• [Direction]: Give a verbatim copy of the lines below, minus the pictures.

• [Dataset records]:

****************

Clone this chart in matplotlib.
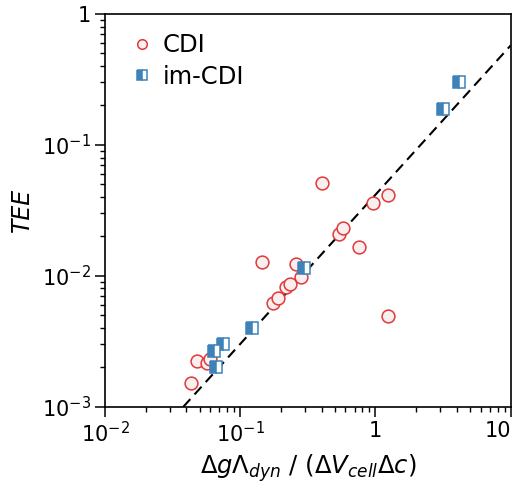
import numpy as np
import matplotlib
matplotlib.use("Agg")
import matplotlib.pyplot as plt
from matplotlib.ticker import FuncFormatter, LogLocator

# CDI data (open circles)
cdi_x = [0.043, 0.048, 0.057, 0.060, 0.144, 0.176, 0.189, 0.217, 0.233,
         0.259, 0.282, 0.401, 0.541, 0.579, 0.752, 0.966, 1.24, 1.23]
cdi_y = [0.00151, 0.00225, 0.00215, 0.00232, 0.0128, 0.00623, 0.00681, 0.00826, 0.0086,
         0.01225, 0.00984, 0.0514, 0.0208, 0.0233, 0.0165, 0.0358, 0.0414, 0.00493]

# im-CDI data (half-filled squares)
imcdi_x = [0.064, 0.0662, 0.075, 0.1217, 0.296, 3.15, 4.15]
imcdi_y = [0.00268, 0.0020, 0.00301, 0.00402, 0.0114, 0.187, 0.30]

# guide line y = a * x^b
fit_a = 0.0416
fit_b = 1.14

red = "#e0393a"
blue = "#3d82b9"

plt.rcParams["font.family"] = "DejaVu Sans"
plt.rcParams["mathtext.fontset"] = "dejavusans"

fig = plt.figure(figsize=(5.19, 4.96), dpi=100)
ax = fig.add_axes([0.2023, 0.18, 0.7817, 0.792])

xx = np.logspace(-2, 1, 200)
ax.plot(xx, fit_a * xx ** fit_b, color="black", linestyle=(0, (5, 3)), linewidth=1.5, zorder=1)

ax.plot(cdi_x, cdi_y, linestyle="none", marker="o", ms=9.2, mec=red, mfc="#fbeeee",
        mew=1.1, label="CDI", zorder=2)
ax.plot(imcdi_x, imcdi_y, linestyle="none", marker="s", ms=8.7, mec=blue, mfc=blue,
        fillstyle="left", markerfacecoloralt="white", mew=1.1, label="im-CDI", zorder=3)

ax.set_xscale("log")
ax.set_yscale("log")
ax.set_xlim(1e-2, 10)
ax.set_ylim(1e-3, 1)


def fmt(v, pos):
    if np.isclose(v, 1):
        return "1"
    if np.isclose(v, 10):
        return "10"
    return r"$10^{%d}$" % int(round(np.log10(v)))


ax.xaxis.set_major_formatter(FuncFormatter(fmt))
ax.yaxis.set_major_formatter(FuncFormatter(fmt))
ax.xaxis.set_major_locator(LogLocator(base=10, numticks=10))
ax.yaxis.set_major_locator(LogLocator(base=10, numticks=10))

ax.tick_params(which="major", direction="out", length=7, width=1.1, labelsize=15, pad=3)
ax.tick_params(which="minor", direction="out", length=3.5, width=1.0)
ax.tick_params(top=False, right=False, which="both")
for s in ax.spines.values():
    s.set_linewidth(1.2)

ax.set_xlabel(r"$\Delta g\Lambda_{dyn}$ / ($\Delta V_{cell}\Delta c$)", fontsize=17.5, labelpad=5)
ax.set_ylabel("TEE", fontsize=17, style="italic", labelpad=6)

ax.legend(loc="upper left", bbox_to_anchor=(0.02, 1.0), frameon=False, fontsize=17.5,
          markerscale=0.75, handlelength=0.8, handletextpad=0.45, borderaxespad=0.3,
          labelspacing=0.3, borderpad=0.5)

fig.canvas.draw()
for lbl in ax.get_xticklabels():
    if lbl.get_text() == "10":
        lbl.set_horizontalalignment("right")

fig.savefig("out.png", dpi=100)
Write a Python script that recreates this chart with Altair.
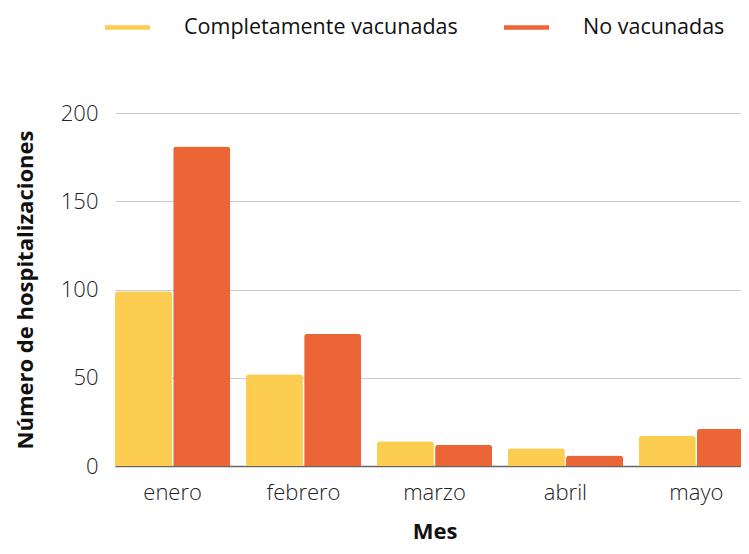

****************

• [Answer]:
Clone this chart in matplotlib.
import numpy as np
import matplotlib
matplotlib.use("Agg")
import matplotlib.pyplot as plt
from matplotlib.ticker import FuncFormatter, LogLocator

# CDI data (open circles)
cdi_x = [0.043, 0.048, 0.057, 0.060, 0.144, 0.176, 0.189, 0.217, 0.233,
         0.259, 0.282, 0.401, 0.541, 0.579, 0.752, 0.966, 1.24, 1.23]
cdi_y = [0.00151, 0.00225, 0.00215, 0.00232, 0.0128, 0.00623, 0.00681, 0.00826, 0.0086,
         0.01225, 0.00984, 0.0514, 0.0208, 0.0233, 0.0165, 0.0358, 0.0414, 0.00493]

# im-CDI data (half-filled squares)
imcdi_x = [0.064, 0.0662, 0.075, 0.1217, 0.296, 3.15, 4.15]
imcdi_y = [0.00268, 0.0020, 0.00301, 0.00402, 0.0114, 0.187, 0.30]

# guide line y = a * x^b
fit_a = 0.0416
fit_b = 1.14

red = "#e0393a"
blue = "#3d82b9"

plt.rcParams["font.family"] = "DejaVu Sans"
plt.rcParams["mathtext.fontset"] = "dejavusans"

fig = plt.figure(figsize=(5.19, 4.96), dpi=100)
ax = fig.add_axes([0.2023, 0.18, 0.7817, 0.792])

xx = np.logspace(-2, 1, 200)
ax.plot(xx, fit_a * xx ** fit_b, color="black", linestyle=(0, (5, 3)), linewidth=1.5, zorder=1)

ax.plot(cdi_x, cdi_y, linestyle="none", marker="o", ms=9.2, mec=red, mfc="#fbeeee",
        mew=1.1, label="CDI", zorder=2)
ax.plot(imcdi_x, imcdi_y, linestyle="none", marker="s", ms=8.7, mec=blue, mfc=blue,
        fillstyle="left", markerfacecoloralt="white", mew=1.1, label="im-CDI", zorder=3)

ax.set_xscale("log")
ax.set_yscale("log")
ax.set_xlim(1e-2, 10)
ax.set_ylim(1e-3, 1)


def fmt(v, pos):
    if np.isclose(v, 1):
        return "1"
    if np.isclose(v, 10):
        return "10"
    return r"$10^{%d}$" % int(round(np.log10(v)))


ax.xaxis.set_major_formatter(FuncFormatter(fmt))
ax.yaxis.set_major_formatter(FuncFormatter(fmt))
ax.xaxis.set_major_locator(LogLocator(base=10, numticks=10))
ax.yaxis.set_major_locator(LogLocator(base=10, numticks=10))

ax.tick_params(which="major", direction="out", length=7, width=1.1, labelsize=15, pad=3)
ax.tick_params(which="minor", direction="out", length=3.5, width=1.0)
ax.tick_params(top=False, right=False, which="both")
for s in ax.spines.values():
    s.set_linewidth(1.2)

ax.set_xlabel(r"$\Delta g\Lambda_{dyn}$ / ($\Delta V_{cell}\Delta c$)", fontsize=17.5, labelpad=5)
ax.set_ylabel("TEE", fontsize=17, style="italic", labelpad=6)

ax.legend(loc="upper left", bbox_to_anchor=(0.02, 1.0), frameon=False, fontsize=17.5,
          markerscale=0.75, handlelength=0.8, handletextpad=0.45, borderaxespad=0.3,
          labelspacing=0.3, borderpad=0.5)

fig.canvas.draw()
for lbl in ax.get_xticklabels():
    if lbl.get_text() == "10":
        lbl.set_horizontalalignment("right")

fig.savefig("out.png", dpi=100)
Write a Python script that recreates this chart with Altair.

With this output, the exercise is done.